Re: Library science of indexing

Judith E. Grass (jgrass@CNRI.Reston.VA.US)
Fri, 02 Sep 1994 09:21:18 -0400


At 3:04 PM 9/1/94 +0200, Paul Everitt wrote:

>I have spent a lot of time with IAFA templates, ALIWEB, and now Harvest.
>What I am looking for now is just plain experiences -- how should I
>approach the "taxonomy" of this? What "library science" issues should I
>investigate (ISBN numbers, etc.)? Where can I go for more info?
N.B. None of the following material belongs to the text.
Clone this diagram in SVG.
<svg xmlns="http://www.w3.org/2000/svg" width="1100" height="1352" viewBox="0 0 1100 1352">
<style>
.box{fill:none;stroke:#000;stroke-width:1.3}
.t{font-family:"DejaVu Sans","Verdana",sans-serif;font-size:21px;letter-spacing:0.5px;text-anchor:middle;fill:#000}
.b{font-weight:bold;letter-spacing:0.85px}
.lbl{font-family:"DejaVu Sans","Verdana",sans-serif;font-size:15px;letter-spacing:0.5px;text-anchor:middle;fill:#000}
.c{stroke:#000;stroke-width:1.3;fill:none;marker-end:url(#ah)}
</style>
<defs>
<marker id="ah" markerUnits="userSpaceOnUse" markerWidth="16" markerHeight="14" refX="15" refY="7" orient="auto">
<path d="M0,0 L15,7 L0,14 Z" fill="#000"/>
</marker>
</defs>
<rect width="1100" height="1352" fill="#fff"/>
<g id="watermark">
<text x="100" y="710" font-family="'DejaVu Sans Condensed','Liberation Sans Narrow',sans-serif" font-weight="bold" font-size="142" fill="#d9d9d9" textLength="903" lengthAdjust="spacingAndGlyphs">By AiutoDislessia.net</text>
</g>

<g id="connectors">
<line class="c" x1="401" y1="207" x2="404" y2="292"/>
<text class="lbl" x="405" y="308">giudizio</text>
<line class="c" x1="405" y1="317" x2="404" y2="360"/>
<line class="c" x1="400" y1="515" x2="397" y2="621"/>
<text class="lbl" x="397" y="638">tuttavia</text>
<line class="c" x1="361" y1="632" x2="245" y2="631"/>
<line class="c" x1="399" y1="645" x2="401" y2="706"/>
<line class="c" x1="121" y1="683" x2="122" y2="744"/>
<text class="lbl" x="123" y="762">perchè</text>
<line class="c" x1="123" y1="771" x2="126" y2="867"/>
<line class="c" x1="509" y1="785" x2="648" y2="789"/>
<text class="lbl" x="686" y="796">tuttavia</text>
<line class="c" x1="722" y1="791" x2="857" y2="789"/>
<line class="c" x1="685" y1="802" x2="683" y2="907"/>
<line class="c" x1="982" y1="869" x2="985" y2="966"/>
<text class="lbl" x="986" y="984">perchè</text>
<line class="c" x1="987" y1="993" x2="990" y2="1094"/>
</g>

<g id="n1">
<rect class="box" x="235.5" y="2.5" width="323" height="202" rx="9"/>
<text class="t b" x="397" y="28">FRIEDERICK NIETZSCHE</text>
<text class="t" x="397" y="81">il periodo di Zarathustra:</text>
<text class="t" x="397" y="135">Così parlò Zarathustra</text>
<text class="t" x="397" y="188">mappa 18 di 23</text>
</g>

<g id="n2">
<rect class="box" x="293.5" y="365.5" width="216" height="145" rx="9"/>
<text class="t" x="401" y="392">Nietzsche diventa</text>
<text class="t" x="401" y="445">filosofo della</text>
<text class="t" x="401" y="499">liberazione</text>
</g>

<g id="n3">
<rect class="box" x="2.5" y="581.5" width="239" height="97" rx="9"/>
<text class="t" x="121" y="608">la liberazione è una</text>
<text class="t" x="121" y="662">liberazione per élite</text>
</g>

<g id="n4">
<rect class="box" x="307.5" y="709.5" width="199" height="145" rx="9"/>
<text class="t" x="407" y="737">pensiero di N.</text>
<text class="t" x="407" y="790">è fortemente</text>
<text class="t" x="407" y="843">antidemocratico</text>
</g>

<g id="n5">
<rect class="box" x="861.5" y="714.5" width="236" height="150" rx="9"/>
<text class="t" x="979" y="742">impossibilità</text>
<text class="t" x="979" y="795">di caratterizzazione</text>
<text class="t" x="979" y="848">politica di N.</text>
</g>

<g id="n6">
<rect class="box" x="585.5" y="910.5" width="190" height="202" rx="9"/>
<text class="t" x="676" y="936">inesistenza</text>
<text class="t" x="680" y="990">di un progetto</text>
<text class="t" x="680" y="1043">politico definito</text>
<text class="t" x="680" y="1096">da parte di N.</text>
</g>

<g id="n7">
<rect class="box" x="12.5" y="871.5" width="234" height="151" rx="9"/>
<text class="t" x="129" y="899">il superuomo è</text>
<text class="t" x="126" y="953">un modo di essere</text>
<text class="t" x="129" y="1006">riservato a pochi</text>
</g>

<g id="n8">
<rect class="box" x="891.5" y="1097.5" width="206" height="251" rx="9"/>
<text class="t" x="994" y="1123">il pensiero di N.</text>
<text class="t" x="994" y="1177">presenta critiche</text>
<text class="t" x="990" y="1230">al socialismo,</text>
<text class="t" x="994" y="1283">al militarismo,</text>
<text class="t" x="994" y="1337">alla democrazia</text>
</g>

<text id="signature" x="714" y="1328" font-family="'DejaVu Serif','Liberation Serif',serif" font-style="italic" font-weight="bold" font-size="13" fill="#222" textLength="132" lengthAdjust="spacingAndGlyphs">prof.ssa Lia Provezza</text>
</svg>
For an idea just how difficult this issue is (and for a pretty
fair discussion of its 5,000+ year history) may I recommend:

Tom McArthur,
"Worlds of Reference: lexicography, learning and language from the
clay tablets to the computer"
Cambridge University Press, Cambridge,
Hardback 1986: ISBN 0.521 30637 X
Paperback 1988: ISBN 0 521 31403 8

This is probably out of print, but worth a trip to the library to find.
In short, classifying all human knowledge is a very difficult task
and one that human beings have participated in since the beginning of human
history. The systems that arise are deeply culturally conditioned,
impermanent, and context sensitive. You can easily spend a lifetime
(or two or three) working at this problem.
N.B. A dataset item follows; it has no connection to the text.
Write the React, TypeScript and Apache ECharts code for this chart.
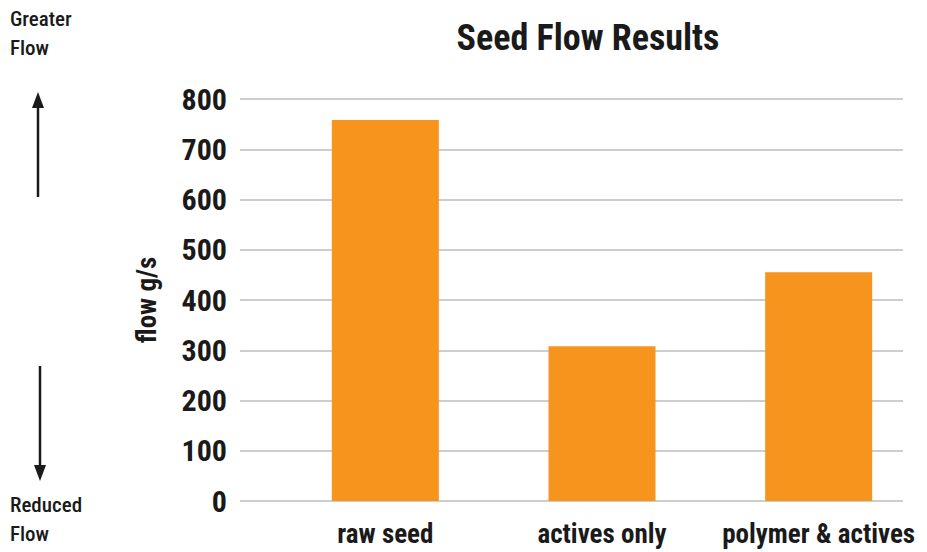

A good starting place might be a long discussion with some librarians,
maybe especially whoever directs the cataloging in a large university
library (or maybe someone on the library science faculty)?
There are books that lay out the classification systems used by the Library of
Congress and by various other cataloging schemes (Dewey Decimal, and The ACM
Computing Reviews abstracts has one of its own). A good reference
librarian could point you to some of these.